What's the deal with the Navy trainers?

I am interested in the actual thread: Unless there is firmware running in the 02 system and that FW is suspect, I think going off on coding is irrelevant.
Ahhhh let the code monkeys have their fun. There's a reason we keep them locked away in dark rooms with a years supply of Red Bull. :rofl:
 
I'm sure that's true, but this happens to be one of my favorite "W T F?" walls falling down.
I figured that one would come up. :cool: It's a fairly benign fault, all the same. I can think of a couple that had less happy outcomes. Maybe some day over some tea in a Jim Beam bottle. I'm satisfied that they're rare.

Nauga,
getting a little grim for a minute
 
Program managers getting crapped on left and right but I am not getting panties in a wad. I have worked with engineers like PAFlyer. Their reputation always proceeds them and they rarely are sought after to move programs.
I've worked both sides, Chiefy.

Funny, I've always been the guy they call when fast time to market products are dropped into the roadmap.
 
I love having people like you involved. It gets me more insight into things I may never have seen, which lets me do a better job.
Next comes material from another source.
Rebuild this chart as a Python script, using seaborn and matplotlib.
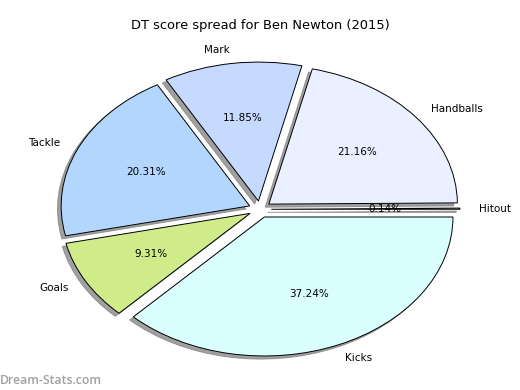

But if you think software only does what it's told, you haven't written software for hardware in development. Or found any compiler bugs. Or found the race condition in a processor.

Almost all of the time it does what it's told.
https://en.wikipedia.org/wiki/Pentium_FDIV_bug
 
Funny, I've always been the guy they call when fast time to market products are dropped into the roadmap.
Any of them have OBOGS or are you just dropping flares and chaff at this point?

Nauga,
and another ruler thread
 
I've often wondered with the OBOGGS problems wether the OBIGGS is really safing the fuel tanks:eek:

Cheers
 
I'm an engineer and see little reason to wait for things to break. We take apart things that are perfectly functional to see how they work. Of course once that objective has been met there is little incentive to waste time putting anything back together again - nothing to be learned from that. ;)

I think it started when I took apart the vacuum cleaner. I don't think Mom ever forgave me for leaving behind a pile of parts in the living room...:rolleyes:

I think my most famous quote when I was in high school was, "This should work." Sometimes it did, sometimes it didn't. And given the various items around the house that I fixed simply by taking apart and putting back together again, I guess I was predestined to be an engineer. Graduated with a BSEE 42 years ago.

A rather famous (infamous) Intel screwup, yep.

Which I had nothing to do with. It happened before I went to work at Intel. :)
 
I've often wondered with the OBOGGS problems wether the OBIGGS is really safing the fuel tanks:eek:
That would be bad - but the T-45 doesn't have OBIGGS. At least it didn't during my time with it.

ETA: Oops, I first read that as a crossed-lines issue, not 'just' non-inerting. :confused:

Nauga,
inert
 
"there are failure modes that pop up over time that engineers don't foresee when they're designing and building stuff..."

That's not a true statement? ;)

True statement. I'm working with a customer on several ideas on their next generation products. Some ideas work out well, some have unforeseen issues or failure modes. So you work more iterations, R&D. Eventually, though, someone in mgmt or marketing says it's good enough, ship it!